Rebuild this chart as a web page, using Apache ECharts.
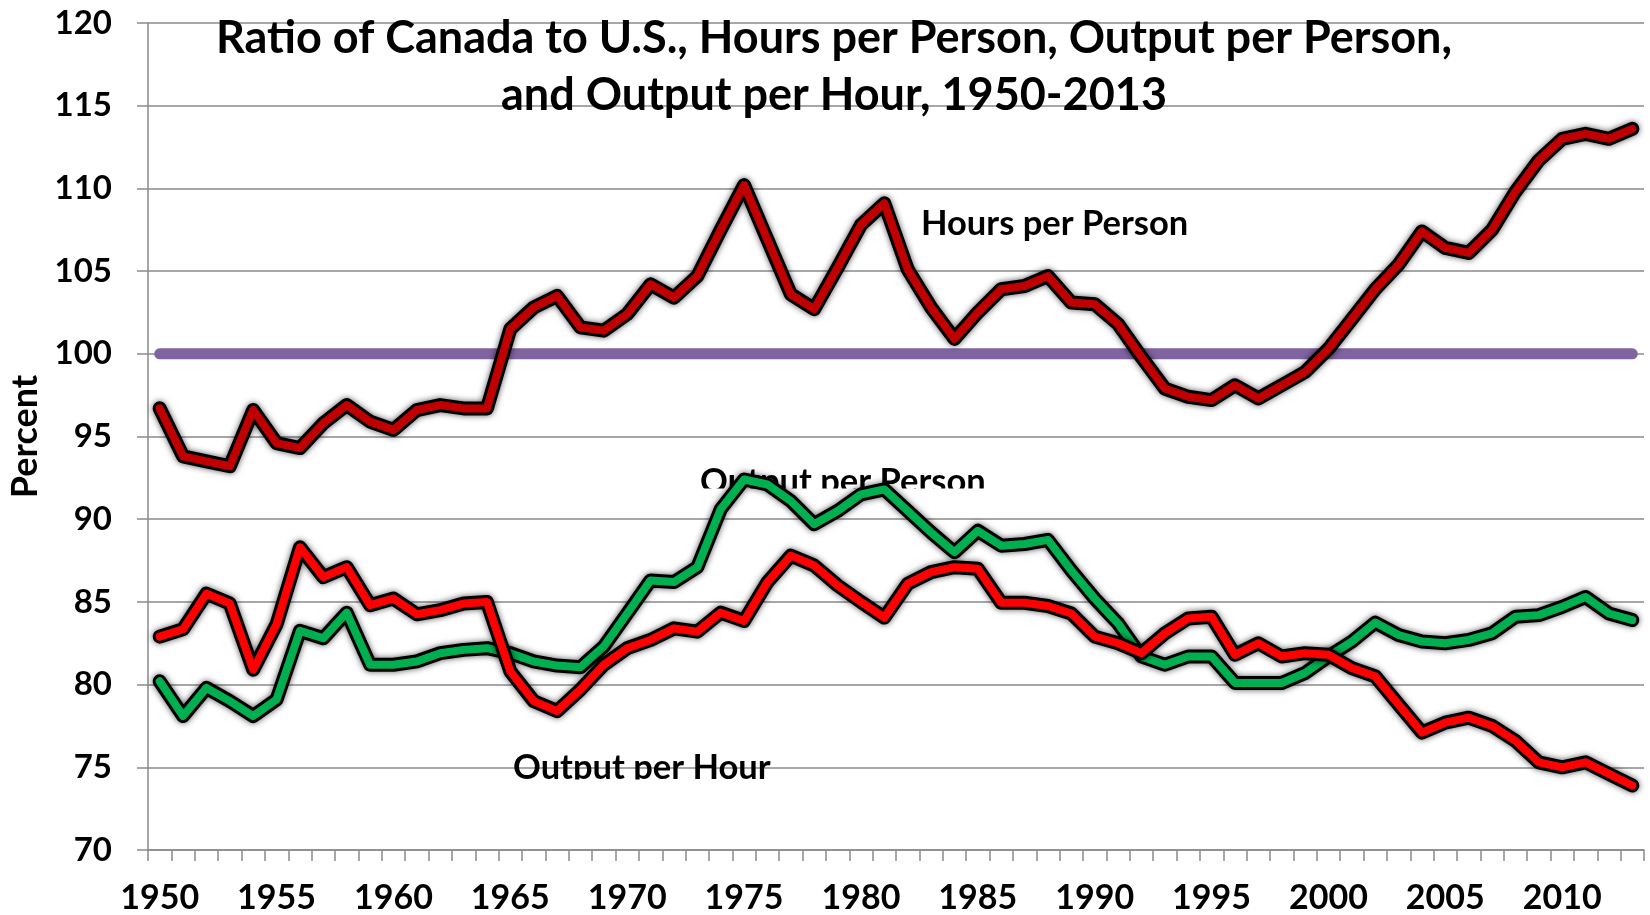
<!DOCTYPE html>
<html>
<head>
<meta charset="utf-8">
<script src="https://cdn.jsdelivr.net/npm/echarts@6/dist/echarts.min.js"></script>
<style>
html,body{margin:0;padding:0;background:#fff;}
#chart{width:1650px;height:915px;}
</style>
</head>
<body>
<div id="chart"></div>
<script>
const years = [];
for (let y = 1950; y <= 2013; y++) years.push(String(y));

const yTicks = [70, 75, 80, 85, 90, 95, 100, 105, 110, 115, 120];

const hoursPerPerson = [
  96.7, 93.8, 93.5, 93.2, 96.6, 94.6, 94.3, 95.8, 96.9, 95.9,
  95.4, 96.6, 96.9, 96.7, 96.7, 101.5, 102.8, 103.5, 101.6, 101.4,
  102.4, 104.2, 103.4, 104.7, 107.5, 110.2, 106.9, 103.6, 102.7, 105.2,
  107.8, 109.1, 105.1, 102.8, 100.9, 102.5, 103.9, 104.1, 104.7, 103.1,
  103.0, 101.8, 99.8, 97.9, 97.4, 97.2, 98.1, 97.3, 98.1, 98.9,
  100.3, 102.1, 103.9, 105.4, 107.4, 106.4, 106.1, 107.5, 109.8, 111.7,
  113.0, 113.3, 113.0, 113.6
];

const outputPerHour = [
  82.9, 83.35, 85.5, 84.9, 80.9, 83.65, 88.3, 86.5, 87.1, 84.8,
  85.2, 84.25, 84.5, 84.9, 85.0, 80.8, 79.0, 78.4, 79.7, 81.2,
  82.2, 82.7, 83.4, 83.2, 84.35, 83.85, 86.2, 87.8, 87.2, 86.0,
  85.0, 84.05, 86.1, 86.8, 87.1, 87.0, 84.95, 84.95, 84.75, 84.3,
  82.9, 82.5, 81.9, 83.1, 84.0, 84.1, 81.8, 82.5, 81.7, 81.9,
  81.8, 81.0, 80.5, 78.8, 77.1, 77.7, 78.0, 77.5, 76.6, 75.3,
  75.0, 75.3, 74.6, 73.9
];

const outputPerPerson = [
  80.2, 78.1, 79.8, 79.0, 78.1, 79.1, 83.25, 82.8, 84.35, 81.2,
  81.2, 81.4, 81.9, 82.1, 82.2, 81.9, 81.4, 81.15, 81.05, 82.3,
  84.3, 86.3, 86.2, 87.1, 90.6, 92.4, 92.1, 91.1, 89.7, 90.5,
  91.5, 91.8, 90.5, 89.2, 88.0, 89.3, 88.4, 88.5, 88.75, 86.9,
  85.2, 83.7, 81.7, 81.2, 81.7, 81.7, 80.1, 80.1, 80.1, 80.7,
  81.7, 82.6, 83.75, 83.0, 82.6, 82.5, 82.7, 83.1, 84.1, 84.2,
  84.7, 85.3, 84.3, 83.9
];

const parity = [
  100, 100, 100, 100, 100, 100, 100, 100, 100, 100,
  100, 100, 100, 100, 100, 100, 100, 100, 100, 100,
  100, 100, 100, 100, 100, 100, 100, 100, 100, 100,
  100, 100, 100, 100, 100, 100, 100, 100, 100, 100,
  100, 100, 100, 100, 100, 100, 100, 100, 100, 100,
  100, 100, 100, 100, 100, 100, 100, 100, 100, 100,
  100, 100, 100, 100
];

const FONT = 'Lato';
const GRID_COLOR = '#8a8a8a';

function outlined(name, data, color, zBase) {
  return [
    {
      name: name + ' outline', type: 'line', data: data, symbol: 'none', silent: true,
      z: zBase, animation: false,
      lineStyle: { color: '#000', width: 14, cap: 'round', join: 'round',
                   shadowColor: 'rgba(0,0,0,0.65)', shadowBlur: 6 }
    },
    {
      name: name, type: 'line', data: data, symbol: 'none', silent: true,
      z: zBase + 1, animation: false,
      lineStyle: { color: color, width: 8, cap: 'round', join: 'round' }
    }
  ];
}

const chart = echarts.init(document.getElementById('chart'), null, { renderer: 'canvas' });

const option = {
  backgroundColor: '#ffffff',
  animation: false,
  title: {
    text: 'Ratio of Canada to U.S., Hours per Person, Output per Person,\nand Output per Hour, 1950-2013',
    left: 834,
    top: 10,
    padding: 0,
    textAlign: 'center',
    textStyle: { fontFamily: FONT, fontWeight: 'bold', fontSize: 45, lineHeight: 57, color: '#000' }
  },
  grid: { left: 148, right: 6, top: 23, bottom: 65, outerBoundsMode: 'none', containLabel: false },
  xAxis: {
    type: 'category',
    data: years,
    boundaryGap: true,
    axisLine: { show: true, lineStyle: { color: GRID_COLOR, width: 1.5 } },
    axisTick: { show: true, interval: 0, length: 11, alignWithLabel: false, lineStyle: { color: GRID_COLOR, width: 1.5 } },
    axisLabel: { interval: 4, margin: 31, fontFamily: FONT, fontWeight: 'bold', fontSize: 34, color: '#000' },
    splitLine: { show: false }
  },
  yAxis: {
    type: 'value',
    min: yTicks[0],
    max: yTicks[yTicks.length - 1],
    interval: yTicks[1] - yTicks[0],
    name: 'Percent',
    nameLocation: 'middle',
    nameRotate: 90,
    nameGap: 102,
    nameTextStyle: { fontFamily: FONT, fontWeight: 'bold', fontSize: 36, color: '#000' },
    axisLine: { show: true, lineStyle: { color: GRID_COLOR, width: 1.5 } },
    axisTick: { show: true, length: 11, lineStyle: { color: GRID_COLOR, width: 1.5 } },
    axisLabel: { margin: 36, fontFamily: FONT, fontWeight: 'bold', fontSize: 33, color: '#000' },
    splitLine: { show: true, lineStyle: { color: GRID_COLOR, width: 1.5 } }
  },
  graphic: [
    { type: 'text', z: 1, style: { x: 921, y: 224, text: 'Hours per Person', fill: '#000',
      font: 'bold 34.5px ' + FONT, textAlign: 'left', textVerticalAlign: 'middle' } },
    { type: 'text', z: 1, style: { x: 700, y: 481.5, text: 'Output per Person', fill: '#000',
      font: 'bold 34.5px ' + FONT, textAlign: 'left', textVerticalAlign: 'middle' } },
    { type: 'rect', z: 1.6, shape: { x: 690, y: 488.5, width: 320, height: 18 }, style: { fill: '#fff' } },
    { type: 'text', z: 1, style: { x: 513, y: 767.4, text: 'Output per Hour', fill: '#000',
      font: 'bold 34.5px ' + FONT, textAlign: 'left', textVerticalAlign: 'middle' } },
    { type: 'rect', z: 1.6, shape: { x: 505, y: 779.5, width: 290, height: 18 }, style: { fill: '#fff' } }
  ],
  series: [
    {
      name: 'Parity', type: 'line', data: parity, symbol: 'none', silent: true, z: 2, animation: false,
      lineStyle: { color: '#8064A2', width: 11, cap: 'round' }
    }
  ].concat(
    outlined('Hours per Person', hoursPerPerson, '#C00000', 3),
    outlined('Output per Person', outputPerPerson, '#00B050', 5),
    outlined('Output per Hour', outputPerHour, '#FF0000', 7)
  )
};

chart.setOption(option);
</script>
</body>
</html>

■ What the task requires:
All of the lines above should be printed exactly, minus the pictures.

■ Problem solution:
Rebuild this chart as a web page, using Apache ECharts.
<!DOCTYPE html>
<html>
<head>
<meta charset="utf-8">
<script src="https://cdn.jsdelivr.net/npm/echarts@6/dist/echarts.min.js"></script>
<style>
html,body{margin:0;padding:0;background:#fff;}
#chart{width:1650px;height:915px;}
</style>
</head>
<body>
<div id="chart"></div>
<script>
const years = [];
for (let y = 1950; y <= 2013; y++) years.push(String(y));

const yTicks = [70, 75, 80, 85, 90, 95, 100, 105, 110, 115, 120];

const hoursPerPerson = [
  96.7, 93.8, 93.5, 93.2, 96.6, 94.6, 94.3, 95.8, 96.9, 95.9,
  95.4, 96.6, 96.9, 96.7, 96.7, 101.5, 102.8, 103.5, 101.6, 101.4,
  102.4, 104.2, 103.4, 104.7, 107.5, 110.2, 106.9, 103.6, 102.7, 105.2,
  107.8, 109.1, 105.1, 102.8, 100.9, 102.5, 103.9, 104.1, 104.7, 103.1,
  103.0, 101.8, 99.8, 97.9, 97.4, 97.2, 98.1, 97.3, 98.1, 98.9,
  100.3, 102.1, 103.9, 105.4, 107.4, 106.4, 106.1, 107.5, 109.8, 111.7,
  113.0, 113.3, 113.0, 113.6
];

const outputPerHour = [
  82.9, 83.35, 85.5, 84.9, 80.9, 83.65, 88.3, 86.5, 87.1, 84.8,
  85.2, 84.25, 84.5, 84.9, 85.0, 80.8, 79.0, 78.4, 79.7, 81.2,
  82.2, 82.7, 83.4, 83.2, 84.35, 83.85, 86.2, 87.8, 87.2, 86.0,
  85.0, 84.05, 86.1, 86.8, 87.1, 87.0, 84.95, 84.95, 84.75, 84.3,
  82.9, 82.5, 81.9, 83.1, 84.0, 84.1, 81.8, 82.5, 81.7, 81.9,
  81.8, 81.0, 80.5, 78.8, 77.1, 77.7, 78.0, 77.5, 76.6, 75.3,
  75.0, 75.3, 74.6, 73.9
];

const outputPerPerson = [
  80.2, 78.1, 79.8, 79.0, 78.1, 79.1, 83.25, 82.8, 84.35, 81.2,
  81.2, 81.4, 81.9, 82.1, 82.2, 81.9, 81.4, 81.15, 81.05, 82.3,
  84.3, 86.3, 86.2, 87.1, 90.6, 92.4, 92.1, 91.1, 89.7, 90.5,
  91.5, 91.8, 90.5, 89.2, 88.0, 89.3, 88.4, 88.5, 88.75, 86.9,
  85.2, 83.7, 81.7, 81.2, 81.7, 81.7, 80.1, 80.1, 80.1, 80.7,
  81.7, 82.6, 83.75, 83.0, 82.6, 82.5, 82.7, 83.1, 84.1, 84.2,
  84.7, 85.3, 84.3, 83.9
];

const parity = [
  100, 100, 100, 100, 100, 100, 100, 100, 100, 100,
  100, 100, 100, 100, 100, 100, 100, 100, 100, 100,
  100, 100, 100, 100, 100, 100, 100, 100, 100, 100,
  100, 100, 100, 100, 100, 100, 100, 100, 100, 100,
  100, 100, 100, 100, 100, 100, 100, 100, 100, 100,
  100, 100, 100, 100, 100, 100, 100, 100, 100, 100,
  100, 100, 100, 100
];

const FONT = 'Lato';
const GRID_COLOR = '#8a8a8a';

function outlined(name, data, color, zBase) {
  return [
    {
      name: name + ' outline', type: 'line', data: data, symbol: 'none', silent: true,
      z: zBase, animation: false,
      lineStyle: { color: '#000', width: 14, cap: 'round', join: 'round',
                   shadowColor: 'rgba(0,0,0,0.65)', shadowBlur: 6 }
    },
    {
      name: name, type: 'line', data: data, symbol: 'none', silent: true,
      z: zBase + 1, animation: false,
      lineStyle: { color: color, width: 8, cap: 'round', join: 'round' }
    }
  ];
}

const chart = echarts.init(document.getElementById('chart'), null, { renderer: 'canvas' });

const option = {
  backgroundColor: '#ffffff',
  animation: false,
  title: {
    text: 'Ratio of Canada to U.S., Hours per Person, Output per Person,\nand Output per Hour, 1950-2013',
    left: 834,
    top: 10,
    padding: 0,
    textAlign: 'center',
    textStyle: { fontFamily: FONT, fontWeight: 'bold', fontSize: 45, lineHeight: 57, color: '#000' }
  },
  grid: { left: 148, right: 6, top: 23, bottom: 65, outerBoundsMode: 'none', containLabel: false },
  xAxis: {
    type: 'category',
    data: years,
    boundaryGap: true,
    axisLine: { show: true, lineStyle: { color: GRID_COLOR, width: 1.5 } },
    axisTick: { show: true, interval: 0, length: 11, alignWithLabel: false, lineStyle: { color: GRID_COLOR, width: 1.5 } },
    axisLabel: { interval: 4, margin: 31, fontFamily: FONT, fontWeight: 'bold', fontSize: 34, color: '#000' },
    splitLine: { show: false }
  },
  yAxis: {
    type: 'value',
    min: yTicks[0],
    max: yTicks[yTicks.length - 1],
    interval: yTicks[1] - yTicks[0],
    name: 'Percent',
    nameLocation: 'middle',
    nameRotate: 90,
    nameGap: 102,
    nameTextStyle: { fontFamily: FONT, fontWeight: 'bold', fontSize: 36, color: '#000' },
    axisLine: { show: true, lineStyle: { color: GRID_COLOR, width: 1.5 } },
    axisTick: { show: true, length: 11, lineStyle: { color: GRID_COLOR, width: 1.5 } },
    axisLabel: { margin: 36, fontFamily: FONT, fontWeight: 'bold', fontSize: 33, color: '#000' },
    splitLine: { show: true, lineStyle: { color: GRID_COLOR, width: 1.5 } }
  },
  graphic: [
    { type: 'text', z: 1, style: { x: 921, y: 224, text: 'Hours per Person', fill: '#000',
      font: 'bold 34.5px ' + FONT, textAlign: 'left', textVerticalAlign: 'middle' } },
    { type: 'text', z: 1, style: { x: 700, y: 481.5, text: 'Output per Person', fill: '#000',
      font: 'bold 34.5px ' + FONT, textAlign: 'left', textVerticalAlign: 'middle' } },
    { type: 'rect', z: 1.6, shape: { x: 690, y: 488.5, width: 320, height: 18 }, style: { fill: '#fff' } },
    { type: 'text', z: 1, style: { x: 513, y: 767.4, text: 'Output per Hour', fill: '#000',
      font: 'bold 34.5px ' + FONT, textAlign: 'left', textVerticalAlign: 'middle' } },
    { type: 'rect', z: 1.6, shape: { x: 505, y: 779.5, width: 290, height: 18 }, style: { fill: '#fff' } }
  ],
  series: [
    {
      name: 'Parity', type: 'line', data: parity, symbol: 'none', silent: true, z: 2, animation: false,
      lineStyle: { color: '#8064A2', width: 11, cap: 'round' }
    }
  ].concat(
    outlined('Hours per Person', hoursPerPerson, '#C00000', 3),
    outlined('Output per Person', outputPerPerson, '#00B050', 5),
    outlined('Output per Hour', outputPerHour, '#FF0000', 7)
  )
};

chart.setOption(option);
</script>
</body>
</html>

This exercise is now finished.